**COLLECTED DATA**
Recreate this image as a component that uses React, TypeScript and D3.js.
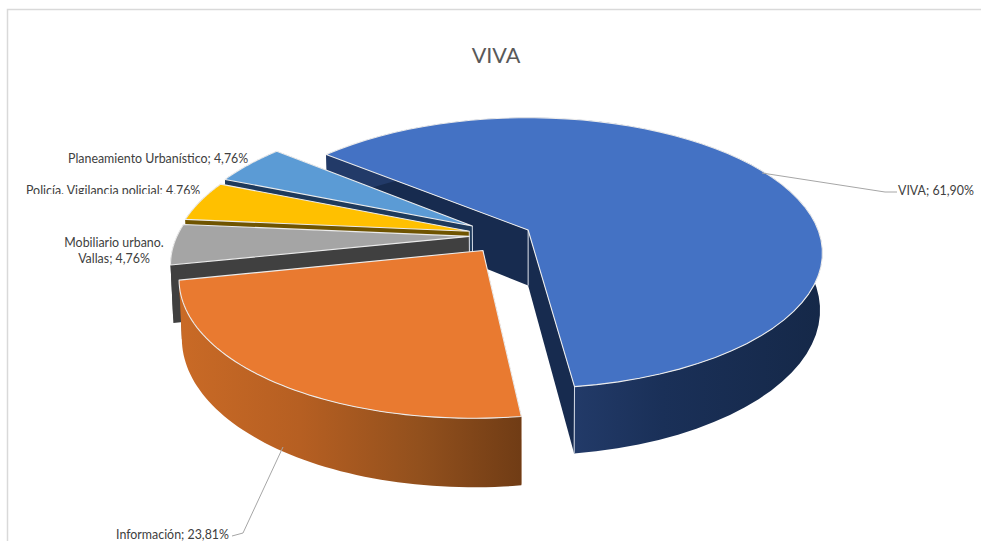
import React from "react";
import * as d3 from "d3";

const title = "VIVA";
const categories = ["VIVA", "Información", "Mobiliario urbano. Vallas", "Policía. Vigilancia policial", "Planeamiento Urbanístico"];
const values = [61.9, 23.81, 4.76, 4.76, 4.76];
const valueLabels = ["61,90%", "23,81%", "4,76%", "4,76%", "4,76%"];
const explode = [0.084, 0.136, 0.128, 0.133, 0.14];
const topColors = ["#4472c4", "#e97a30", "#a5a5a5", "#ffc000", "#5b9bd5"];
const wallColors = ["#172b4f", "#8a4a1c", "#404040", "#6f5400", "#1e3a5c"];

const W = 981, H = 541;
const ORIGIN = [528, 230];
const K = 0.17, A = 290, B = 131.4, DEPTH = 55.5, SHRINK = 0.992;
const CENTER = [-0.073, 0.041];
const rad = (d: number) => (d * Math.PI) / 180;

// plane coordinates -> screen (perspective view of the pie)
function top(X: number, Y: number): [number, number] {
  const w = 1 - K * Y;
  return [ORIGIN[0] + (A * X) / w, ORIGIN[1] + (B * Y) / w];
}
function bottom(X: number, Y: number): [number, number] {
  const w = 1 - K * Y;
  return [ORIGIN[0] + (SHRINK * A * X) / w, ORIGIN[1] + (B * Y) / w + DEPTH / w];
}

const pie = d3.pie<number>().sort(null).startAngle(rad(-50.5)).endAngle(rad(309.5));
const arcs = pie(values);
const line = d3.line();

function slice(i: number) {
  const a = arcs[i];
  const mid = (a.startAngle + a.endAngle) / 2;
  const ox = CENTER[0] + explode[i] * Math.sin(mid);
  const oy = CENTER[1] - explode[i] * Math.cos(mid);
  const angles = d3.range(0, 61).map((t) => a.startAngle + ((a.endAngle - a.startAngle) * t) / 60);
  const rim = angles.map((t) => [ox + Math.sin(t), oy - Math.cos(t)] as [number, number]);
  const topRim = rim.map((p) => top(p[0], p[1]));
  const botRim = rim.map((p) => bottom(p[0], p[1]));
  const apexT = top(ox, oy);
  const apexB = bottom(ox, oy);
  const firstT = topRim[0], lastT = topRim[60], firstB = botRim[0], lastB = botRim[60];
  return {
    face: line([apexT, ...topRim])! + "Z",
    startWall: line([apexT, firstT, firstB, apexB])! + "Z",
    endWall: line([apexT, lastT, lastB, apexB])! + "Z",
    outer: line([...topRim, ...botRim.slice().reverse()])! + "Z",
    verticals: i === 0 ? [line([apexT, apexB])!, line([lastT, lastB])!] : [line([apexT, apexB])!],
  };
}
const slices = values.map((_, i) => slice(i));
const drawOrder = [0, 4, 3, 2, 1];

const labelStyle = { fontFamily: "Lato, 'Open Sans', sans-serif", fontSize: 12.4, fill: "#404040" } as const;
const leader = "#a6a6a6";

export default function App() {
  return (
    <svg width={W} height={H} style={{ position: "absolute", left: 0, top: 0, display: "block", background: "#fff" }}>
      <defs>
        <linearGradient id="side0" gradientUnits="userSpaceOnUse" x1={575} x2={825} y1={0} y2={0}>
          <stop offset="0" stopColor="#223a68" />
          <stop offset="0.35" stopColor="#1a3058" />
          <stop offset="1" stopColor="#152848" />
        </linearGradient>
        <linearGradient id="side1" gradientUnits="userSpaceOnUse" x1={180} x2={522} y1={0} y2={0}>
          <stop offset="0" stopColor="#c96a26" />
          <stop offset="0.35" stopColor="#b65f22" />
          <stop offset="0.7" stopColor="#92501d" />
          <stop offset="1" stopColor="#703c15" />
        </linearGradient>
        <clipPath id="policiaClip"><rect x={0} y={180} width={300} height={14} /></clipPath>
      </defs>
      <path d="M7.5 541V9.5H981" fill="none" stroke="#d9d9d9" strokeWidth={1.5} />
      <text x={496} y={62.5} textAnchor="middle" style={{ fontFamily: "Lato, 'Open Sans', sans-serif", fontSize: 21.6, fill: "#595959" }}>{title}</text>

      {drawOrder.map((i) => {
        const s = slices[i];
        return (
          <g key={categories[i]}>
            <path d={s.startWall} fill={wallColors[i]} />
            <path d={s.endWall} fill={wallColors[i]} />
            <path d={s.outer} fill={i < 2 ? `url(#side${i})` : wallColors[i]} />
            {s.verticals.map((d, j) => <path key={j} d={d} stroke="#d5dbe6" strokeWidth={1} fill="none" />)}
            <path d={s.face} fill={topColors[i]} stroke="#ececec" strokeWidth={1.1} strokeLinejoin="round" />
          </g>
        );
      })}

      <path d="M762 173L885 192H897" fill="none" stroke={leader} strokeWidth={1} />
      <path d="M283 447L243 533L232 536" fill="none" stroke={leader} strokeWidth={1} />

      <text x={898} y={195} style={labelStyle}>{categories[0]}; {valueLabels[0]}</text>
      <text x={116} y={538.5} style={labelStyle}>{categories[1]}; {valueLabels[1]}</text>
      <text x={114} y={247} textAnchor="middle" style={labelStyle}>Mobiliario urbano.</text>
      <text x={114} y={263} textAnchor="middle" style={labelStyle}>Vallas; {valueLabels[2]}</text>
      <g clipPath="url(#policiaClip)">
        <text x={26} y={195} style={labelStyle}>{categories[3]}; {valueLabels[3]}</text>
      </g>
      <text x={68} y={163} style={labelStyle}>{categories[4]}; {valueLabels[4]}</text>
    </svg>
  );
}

**DIRECTIONS FOR THIS TASK**
Without the pictures, retype the whole of the material above exactly.

**OUTPUT FOR THIS EXERCISE**
Recreate this image as a component that uses React, TypeScript and D3.js.
import React from "react";
import * as d3 from "d3";

const title = "VIVA";
const categories = ["VIVA", "Información", "Mobiliario urbano. Vallas", "Policía. Vigilancia policial", "Planeamiento Urbanístico"];
const values = [61.9, 23.81, 4.76, 4.76, 4.76];
const valueLabels = ["61,90%", "23,81%", "4,76%", "4,76%", "4,76%"];
const explode = [0.084, 0.136, 0.128, 0.133, 0.14];
const topColors = ["#4472c4", "#e97a30", "#a5a5a5", "#ffc000", "#5b9bd5"];
const wallColors = ["#172b4f", "#8a4a1c", "#404040", "#6f5400", "#1e3a5c"];

const W = 981, H = 541;
const ORIGIN = [528, 230];
const K = 0.17, A = 290, B = 131.4, DEPTH = 55.5, SHRINK = 0.992;
const CENTER = [-0.073, 0.041];
const rad = (d: number) => (d * Math.PI) / 180;

// plane coordinates -> screen (perspective view of the pie)
function top(X: number, Y: number): [number, number] {
  const w = 1 - K * Y;
  return [ORIGIN[0] + (A * X) / w, ORIGIN[1] + (B * Y) / w];
}
function bottom(X: number, Y: number): [number, number] {
  const w = 1 - K * Y;
  return [ORIGIN[0] + (SHRINK * A * X) / w, ORIGIN[1] + (B * Y) / w + DEPTH / w];
}

const pie = d3.pie<number>().sort(null).startAngle(rad(-50.5)).endAngle(rad(309.5));
const arcs = pie(values);
const line = d3.line();

function slice(i: number) {
  const a = arcs[i];
  const mid = (a.startAngle + a.endAngle) / 2;
  const ox = CENTER[0] + explode[i] * Math.sin(mid);
  const oy = CENTER[1] - explode[i] * Math.cos(mid);
  const angles = d3.range(0, 61).map((t) => a.startAngle + ((a.endAngle - a.startAngle) * t) / 60);
  const rim = angles.map((t) => [ox + Math.sin(t), oy - Math.cos(t)] as [number, number]);
  const topRim = rim.map((p) => top(p[0], p[1]));
  const botRim = rim.map((p) => bottom(p[0], p[1]));
  const apexT = top(ox, oy);
  const apexB = bottom(ox, oy);
  const firstT = topRim[0], lastT = topRim[60], firstB = botRim[0], lastB = botRim[60];
  return {
    face: line([apexT, ...topRim])! + "Z",
    startWall: line([apexT, firstT, firstB, apexB])! + "Z",
    endWall: line([apexT, lastT, lastB, apexB])! + "Z",
    outer: line([...topRim, ...botRim.slice().reverse()])! + "Z",
    verticals: i === 0 ? [line([apexT, apexB])!, line([lastT, lastB])!] : [line([apexT, apexB])!],
  };
}
const slices = values.map((_, i) => slice(i));
const drawOrder = [0, 4, 3, 2, 1];

const labelStyle = { fontFamily: "Lato, 'Open Sans', sans-serif", fontSize: 12.4, fill: "#404040" } as const;
const leader = "#a6a6a6";

export default function App() {
  return (
    <svg width={W} height={H} style={{ position: "absolute", left: 0, top: 0, display: "block", background: "#fff" }}>
      <defs>
        <linearGradient id="side0" gradientUnits="userSpaceOnUse" x1={575} x2={825} y1={0} y2={0}>
          <stop offset="0" stopColor="#223a68" />
          <stop offset="0.35" stopColor="#1a3058" />
          <stop offset="1" stopColor="#152848" />
        </linearGradient>
        <linearGradient id="side1" gradientUnits="userSpaceOnUse" x1={180} x2={522} y1={0} y2={0}>
          <stop offset="0" stopColor="#c96a26" />
          <stop offset="0.35" stopColor="#b65f22" />
          <stop offset="0.7" stopColor="#92501d" />
          <stop offset="1" stopColor="#703c15" />
        </linearGradient>
        <clipPath id="policiaClip"><rect x={0} y={180} width={300} height={14} /></clipPath>
      </defs>
      <path d="M7.5 541V9.5H981" fill="none" stroke="#d9d9d9" strokeWidth={1.5} />
      <text x={496} y={62.5} textAnchor="middle" style={{ fontFamily: "Lato, 'Open Sans', sans-serif", fontSize: 21.6, fill: "#595959" }}>{title}</text>

      {drawOrder.map((i) => {
        const s = slices[i];
        return (
          <g key={categories[i]}>
            <path d={s.startWall} fill={wallColors[i]} />
            <path d={s.endWall} fill={wallColors[i]} />
            <path d={s.outer} fill={i < 2 ? `url(#side${i})` : wallColors[i]} />
            {s.verticals.map((d, j) => <path key={j} d={d} stroke="#d5dbe6" strokeWidth={1} fill="none" />)}
            <path d={s.face} fill={topColors[i]} stroke="#ececec" strokeWidth={1.1} strokeLinejoin="round" />
          </g>
        );
      })}

      <path d="M762 173L885 192H897" fill="none" stroke={leader} strokeWidth={1} />
      <path d="M283 447L243 533L232 536" fill="none" stroke={leader} strokeWidth={1} />

      <text x={898} y={195} style={labelStyle}>{categories[0]}; {valueLabels[0]}</text>
      <text x={116} y={538.5} style={labelStyle}>{categories[1]}; {valueLabels[1]}</text>
      <text x={114} y={247} textAnchor="middle" style={labelStyle}>Mobiliario urbano.</text>
      <text x={114} y={263} textAnchor="middle" style={labelStyle}>Vallas; {valueLabels[2]}</text>
      <g clipPath="url(#policiaClip)">
        <text x={26} y={195} style={labelStyle}>{categories[3]}; {valueLabels[3]}</text>
      </g>
      <text x={68} y={163} style={labelStyle}>{categories[4]}; {valueLabels[4]}</text>
    </svg>
  );
}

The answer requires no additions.